Written request: Could you retype the lines below, starting at the line holding "Output the web" and stopping at the line holding "const xTicks = [40, 45, 50];", inclusive? Copy them exactly and drop the images.

────

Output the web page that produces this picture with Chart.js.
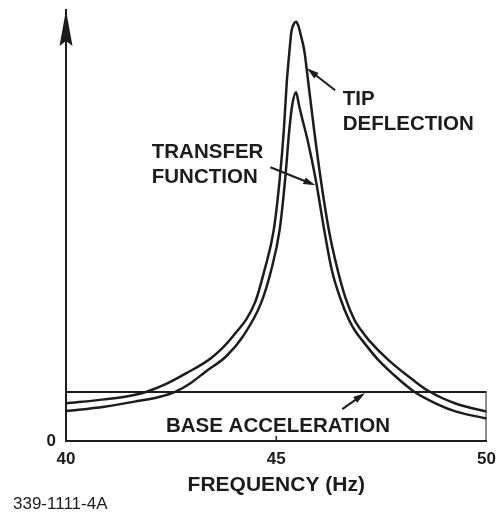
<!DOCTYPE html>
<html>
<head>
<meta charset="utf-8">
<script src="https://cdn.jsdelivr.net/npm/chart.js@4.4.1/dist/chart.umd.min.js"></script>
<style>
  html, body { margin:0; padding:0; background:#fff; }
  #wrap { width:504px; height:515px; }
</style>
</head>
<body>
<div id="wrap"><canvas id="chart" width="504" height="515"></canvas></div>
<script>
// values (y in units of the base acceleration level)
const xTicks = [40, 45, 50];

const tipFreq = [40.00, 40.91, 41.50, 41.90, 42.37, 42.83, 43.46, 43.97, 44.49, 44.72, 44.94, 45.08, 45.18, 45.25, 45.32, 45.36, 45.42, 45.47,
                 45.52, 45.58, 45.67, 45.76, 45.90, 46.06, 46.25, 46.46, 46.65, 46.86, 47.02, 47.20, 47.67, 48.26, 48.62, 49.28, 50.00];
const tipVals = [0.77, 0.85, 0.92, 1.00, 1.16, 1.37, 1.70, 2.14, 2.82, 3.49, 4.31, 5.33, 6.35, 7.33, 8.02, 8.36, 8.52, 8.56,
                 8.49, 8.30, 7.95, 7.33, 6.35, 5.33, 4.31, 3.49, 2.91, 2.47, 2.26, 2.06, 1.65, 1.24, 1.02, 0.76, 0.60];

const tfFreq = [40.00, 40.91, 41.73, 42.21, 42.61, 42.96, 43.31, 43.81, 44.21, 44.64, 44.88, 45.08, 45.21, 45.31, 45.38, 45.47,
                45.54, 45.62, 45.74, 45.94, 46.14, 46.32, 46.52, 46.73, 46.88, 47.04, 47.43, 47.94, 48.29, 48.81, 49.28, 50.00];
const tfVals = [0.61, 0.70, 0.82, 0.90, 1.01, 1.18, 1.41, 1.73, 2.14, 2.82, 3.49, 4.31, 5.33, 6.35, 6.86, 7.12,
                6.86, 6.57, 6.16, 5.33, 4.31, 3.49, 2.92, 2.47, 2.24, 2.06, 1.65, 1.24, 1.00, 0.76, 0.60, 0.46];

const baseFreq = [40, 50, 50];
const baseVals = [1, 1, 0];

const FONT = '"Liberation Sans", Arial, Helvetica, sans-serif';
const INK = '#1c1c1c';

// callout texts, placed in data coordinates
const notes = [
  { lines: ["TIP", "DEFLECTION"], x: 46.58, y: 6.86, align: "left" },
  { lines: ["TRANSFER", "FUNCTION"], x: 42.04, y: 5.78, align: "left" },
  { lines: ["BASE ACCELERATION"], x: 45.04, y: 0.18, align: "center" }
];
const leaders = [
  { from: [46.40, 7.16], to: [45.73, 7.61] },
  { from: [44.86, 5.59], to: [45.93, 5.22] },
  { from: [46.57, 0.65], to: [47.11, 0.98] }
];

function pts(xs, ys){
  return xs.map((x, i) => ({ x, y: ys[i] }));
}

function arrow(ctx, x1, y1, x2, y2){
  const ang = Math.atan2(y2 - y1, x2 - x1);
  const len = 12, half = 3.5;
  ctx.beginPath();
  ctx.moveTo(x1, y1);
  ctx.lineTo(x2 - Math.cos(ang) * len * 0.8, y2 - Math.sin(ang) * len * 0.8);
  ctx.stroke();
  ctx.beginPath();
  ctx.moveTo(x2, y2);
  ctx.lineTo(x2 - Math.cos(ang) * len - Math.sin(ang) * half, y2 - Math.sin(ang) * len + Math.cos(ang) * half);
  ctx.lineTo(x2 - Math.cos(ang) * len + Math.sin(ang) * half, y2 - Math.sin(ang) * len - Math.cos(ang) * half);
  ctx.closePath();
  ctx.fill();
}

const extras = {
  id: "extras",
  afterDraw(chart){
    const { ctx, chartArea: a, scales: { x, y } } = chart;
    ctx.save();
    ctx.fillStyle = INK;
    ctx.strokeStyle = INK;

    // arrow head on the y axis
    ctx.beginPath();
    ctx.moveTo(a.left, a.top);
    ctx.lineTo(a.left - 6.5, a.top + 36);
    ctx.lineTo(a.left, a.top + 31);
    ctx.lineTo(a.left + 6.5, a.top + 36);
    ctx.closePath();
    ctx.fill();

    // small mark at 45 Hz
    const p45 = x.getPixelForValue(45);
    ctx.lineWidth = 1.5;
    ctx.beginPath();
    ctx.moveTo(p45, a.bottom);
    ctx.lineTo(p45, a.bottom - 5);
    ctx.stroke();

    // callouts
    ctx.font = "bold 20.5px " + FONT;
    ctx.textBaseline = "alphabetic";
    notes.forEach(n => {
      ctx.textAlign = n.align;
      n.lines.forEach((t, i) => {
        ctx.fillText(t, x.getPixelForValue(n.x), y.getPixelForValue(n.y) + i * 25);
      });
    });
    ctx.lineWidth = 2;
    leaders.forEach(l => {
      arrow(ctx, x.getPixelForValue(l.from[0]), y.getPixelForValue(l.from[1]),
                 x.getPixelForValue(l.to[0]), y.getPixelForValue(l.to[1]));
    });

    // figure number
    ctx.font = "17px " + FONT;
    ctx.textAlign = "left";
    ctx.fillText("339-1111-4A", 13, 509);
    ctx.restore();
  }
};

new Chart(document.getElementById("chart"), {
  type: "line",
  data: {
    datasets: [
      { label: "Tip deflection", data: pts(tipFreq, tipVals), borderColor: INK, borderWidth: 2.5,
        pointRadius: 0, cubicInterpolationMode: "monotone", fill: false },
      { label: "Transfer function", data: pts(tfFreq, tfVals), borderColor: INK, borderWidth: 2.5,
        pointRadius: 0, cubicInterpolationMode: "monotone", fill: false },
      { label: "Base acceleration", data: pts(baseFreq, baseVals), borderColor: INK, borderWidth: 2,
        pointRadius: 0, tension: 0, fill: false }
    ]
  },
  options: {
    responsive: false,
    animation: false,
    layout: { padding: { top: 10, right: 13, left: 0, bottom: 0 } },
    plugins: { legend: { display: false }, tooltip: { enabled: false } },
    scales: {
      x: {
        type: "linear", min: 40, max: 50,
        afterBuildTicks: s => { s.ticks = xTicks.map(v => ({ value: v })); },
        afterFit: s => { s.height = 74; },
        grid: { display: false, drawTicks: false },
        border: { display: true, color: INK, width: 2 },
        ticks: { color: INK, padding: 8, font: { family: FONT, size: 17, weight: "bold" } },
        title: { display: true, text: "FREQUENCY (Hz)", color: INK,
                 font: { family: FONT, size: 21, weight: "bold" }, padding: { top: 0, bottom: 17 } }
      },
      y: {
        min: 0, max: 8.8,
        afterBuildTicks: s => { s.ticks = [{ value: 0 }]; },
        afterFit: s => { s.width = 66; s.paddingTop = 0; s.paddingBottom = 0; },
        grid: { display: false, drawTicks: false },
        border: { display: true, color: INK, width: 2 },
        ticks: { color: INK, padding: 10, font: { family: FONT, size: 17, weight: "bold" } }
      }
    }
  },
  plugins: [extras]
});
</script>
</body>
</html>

────

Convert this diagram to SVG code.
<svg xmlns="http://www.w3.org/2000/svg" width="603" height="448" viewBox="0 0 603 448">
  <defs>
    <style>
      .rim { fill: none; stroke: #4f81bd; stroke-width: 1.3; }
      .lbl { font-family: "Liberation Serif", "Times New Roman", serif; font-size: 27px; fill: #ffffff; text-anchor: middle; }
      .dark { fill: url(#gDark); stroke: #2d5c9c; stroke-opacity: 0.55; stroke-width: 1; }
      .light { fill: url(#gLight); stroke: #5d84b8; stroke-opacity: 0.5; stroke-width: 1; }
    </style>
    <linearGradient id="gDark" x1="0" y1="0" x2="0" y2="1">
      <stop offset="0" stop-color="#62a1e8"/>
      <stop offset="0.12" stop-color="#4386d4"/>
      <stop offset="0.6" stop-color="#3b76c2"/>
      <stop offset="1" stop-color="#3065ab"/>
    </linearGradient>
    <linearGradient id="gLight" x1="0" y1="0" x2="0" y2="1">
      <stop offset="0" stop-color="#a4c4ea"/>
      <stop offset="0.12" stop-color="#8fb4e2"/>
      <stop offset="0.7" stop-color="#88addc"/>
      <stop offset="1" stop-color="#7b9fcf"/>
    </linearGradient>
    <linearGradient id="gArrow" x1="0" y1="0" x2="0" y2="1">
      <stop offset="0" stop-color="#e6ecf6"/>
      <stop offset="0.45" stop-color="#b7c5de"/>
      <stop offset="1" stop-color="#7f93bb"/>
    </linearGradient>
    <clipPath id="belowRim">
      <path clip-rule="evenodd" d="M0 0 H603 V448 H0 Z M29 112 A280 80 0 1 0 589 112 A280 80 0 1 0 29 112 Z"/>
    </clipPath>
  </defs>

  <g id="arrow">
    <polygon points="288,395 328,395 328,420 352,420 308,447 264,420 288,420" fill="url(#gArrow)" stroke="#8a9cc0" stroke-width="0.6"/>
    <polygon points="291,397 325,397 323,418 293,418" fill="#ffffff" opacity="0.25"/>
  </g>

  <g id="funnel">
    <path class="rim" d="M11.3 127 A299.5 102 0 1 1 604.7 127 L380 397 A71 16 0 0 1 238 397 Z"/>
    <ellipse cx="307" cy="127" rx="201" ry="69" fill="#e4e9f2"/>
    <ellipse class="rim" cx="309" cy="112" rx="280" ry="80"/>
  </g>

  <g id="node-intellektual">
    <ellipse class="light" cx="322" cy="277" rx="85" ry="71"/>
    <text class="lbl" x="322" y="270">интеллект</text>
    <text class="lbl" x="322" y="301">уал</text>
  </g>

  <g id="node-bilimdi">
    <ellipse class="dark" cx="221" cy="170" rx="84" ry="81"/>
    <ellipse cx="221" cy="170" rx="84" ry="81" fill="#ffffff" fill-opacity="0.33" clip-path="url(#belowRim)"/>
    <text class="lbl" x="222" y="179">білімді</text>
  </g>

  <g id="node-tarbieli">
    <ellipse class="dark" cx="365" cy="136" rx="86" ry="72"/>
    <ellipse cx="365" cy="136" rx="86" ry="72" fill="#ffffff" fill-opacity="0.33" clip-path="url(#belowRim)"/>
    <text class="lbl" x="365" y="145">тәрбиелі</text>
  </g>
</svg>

────

Exercise response:
Output the web page that produces this picture with Chart.js.
<!DOCTYPE html>
<html>
<head>
<meta charset="utf-8">
<script src="https://cdn.jsdelivr.net/npm/chart.js@4.4.1/dist/chart.umd.min.js"></script>
<style>
  html, body { margin:0; padding:0; background:#fff; }
  #wrap { width:504px; height:515px; }
</style>
</head>
<body>
<div id="wrap"><canvas id="chart" width="504" height="515"></canvas></div>
<script>
// values (y in units of the base acceleration level)
const xTicks = [40, 45, 50];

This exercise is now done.